Grus got his first look at the fortifications he would face, and liked none of what he saw. Trabzun, the year before, hadn't been easy. Yozgat, by all the signs, would be harder. Its walls were higher and better built; that was obvious even from a distance. Inside the city, tall towers would make formidable strongpoints even if the Avornans forced an entry. And the palace – on a hill near the center of the town – plainly doubled as a citadel. If what Lanius said was right, that citadel housed not only the reigning Menteshe prince, whoever he happened to be, but also the Scepter of Mercy.
The king made himself smile. "If it were easy, somebody would have done it a long time ago. But we've already done a lot of hard things. One more?
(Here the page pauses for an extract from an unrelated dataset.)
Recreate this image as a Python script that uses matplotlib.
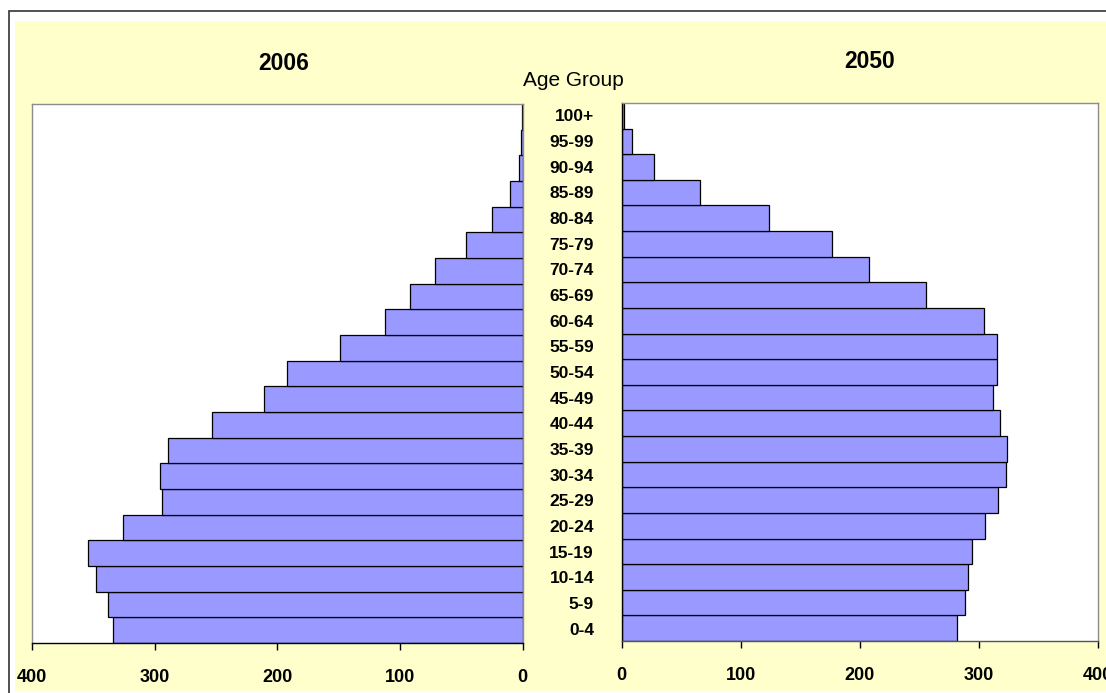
import matplotlib
matplotlib.use("Agg")
import matplotlib.pyplot as plt
import matplotlib.transforms as mtransforms
from matplotlib.patches import Rectangle

plt.rcParams["font.family"] = ["Liberation Sans", "DejaVu Sans"]

# Data (thousands), bottom to top
age_groups = ["0-4", "5-9", "10-14", "15-19", "20-24", "25-29", "30-34", "35-39",
              "40-44", "45-49", "50-54", "55-59", "60-64", "65-69", "70-74",
              "75-79", "80-84", "85-89", "90-94", "95-99", "100+"]
pop_2006 = [334, 338, 348, 354, 326, 294, 296, 289, 253, 211, 192, 149,
            112, 92, 71, 46, 25, 10, 3, 1, 0.4]
pop_2050 = [282, 288, 291, 294, 305, 316, 323, 324, 318, 312, 315, 315,
            304, 256, 208, 177, 124, 66, 27, 9, 2]
x_ticks = [0, 100, 200, 300, 400]

W, H = 1106, 693
fig = plt.figure(figsize=(W / 100, H / 100), dpi=100)
fig.patch.set_facecolor("white")

# outer frame and pale yellow chart area (behind the axes)
fig.add_artist(Rectangle((9 / W, -0.01), 1.1, 1 - 11 / H + 0.01, transform=fig.transFigure,
                         facecolor="white", edgecolor="#333333", linewidth=1.2, zorder=-2))
fig.add_artist(Rectangle((15 / W, 2 / H), 1.0, 1 - 21 / H - 2 / H, transform=fig.transFigure,
                         facecolor="#FFFFCC", edgecolor="none", zorder=-1))


def px_axes(x0, y0, x1, y1):
    return fig.add_axes([x0 / W, 1 - y1 / H, (x1 - x0) / W, (y1 - y0) / H])


bar_color = "#9999FF"
grey = "#8C8C8C"
ypos = list(range(len(age_groups)))

# left panel: 2006
ax_l = px_axes(32, 104, 522.5, 643)
ax_l.barh(ypos, pop_2006, height=1.0, color=bar_color, edgecolor="black", linewidth=0.9)
ax_l.set_xlim(400, 0)
ax_l.set_ylim(-0.5, len(age_groups) - 0.5)

# right panel: 2050
ax_r = px_axes(621.5, 103, 1098, 641)
ax_r.barh(ypos, pop_2050, height=1.0, color=bar_color, edgecolor="black", linewidth=0.9)
ax_r.set_xlim(0, 400)
ax_r.set_ylim(-0.5, len(age_groups) - 0.5)

for ax in (ax_l, ax_r):
    ax.set_facecolor("white")
    ax.set_yticks([])
    ax.set_xticks(x_ticks)
    ax.set_xticklabels([str(t) for t in x_ticks], fontsize=13, fontweight="bold")
    ax.tick_params(axis="x", direction="out", length=5, width=1, color="black", pad=14)
    for s in ax.spines.values():
        s.set_color(grey)
        s.set_linewidth(1)

ax_l.spines["bottom"].set_color("black")
ax_r.spines["left"].set_color("black")
ax_r.spines["bottom"].set_color("#555555")

# titles
fig.text(284 / W, 1 - 63 / H, "2006", ha="center", va="center", fontsize=16.5, fontweight="bold")
fig.text(870 / W, 1 - 61 / H, "2050", ha="center", va="center", fontsize=16.5, fontweight="bold")
fig.text(573 / W, 1 - 80 / H, "Age Group", ha="center", va="center", fontsize=15)

# age group labels between the panels (right aligned)
trans = mtransforms.blended_transform_factory(fig.transFigure, ax_l.transData)
for y, lab in zip(ypos, age_groups):
    fig.text(594 / W, y, lab, transform=trans, ha="right", va="center",
             fontsize=12.5, fontweight="bold")

fig.savefig("out.png", dpi=100, facecolor=fig.get_facecolor())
By now, one more hard thing should be easy for us."
He knew he was talking more to cheer up his men than for himself. He also knew he was making things simpler than they really were. Taking Yozgat wouldn't be one hard thing to do. It would be scores, hundreds, thousands of hard things. They would have to surround the city, have to fend off whatever attacks Menteshe outside the walls made on them, have to force a breach in the walls, have to defeat the garrison, have to storm the citadel…
"One more hard thing," Hirundo said. "That's just right." The soldiers who heard him would believe him. Grus gave him a sharp look. If Hirundo hadn't just said, You must be out of your mind, nobody ever had. But the general's face was as innocent as that of a graying, bearded, scarred, lined, leathery child.
"We'll put some stone-throwers upstream along the river-bank," Grus said. "Curse me if I want the Menteshe sneaking supplies in there by boat."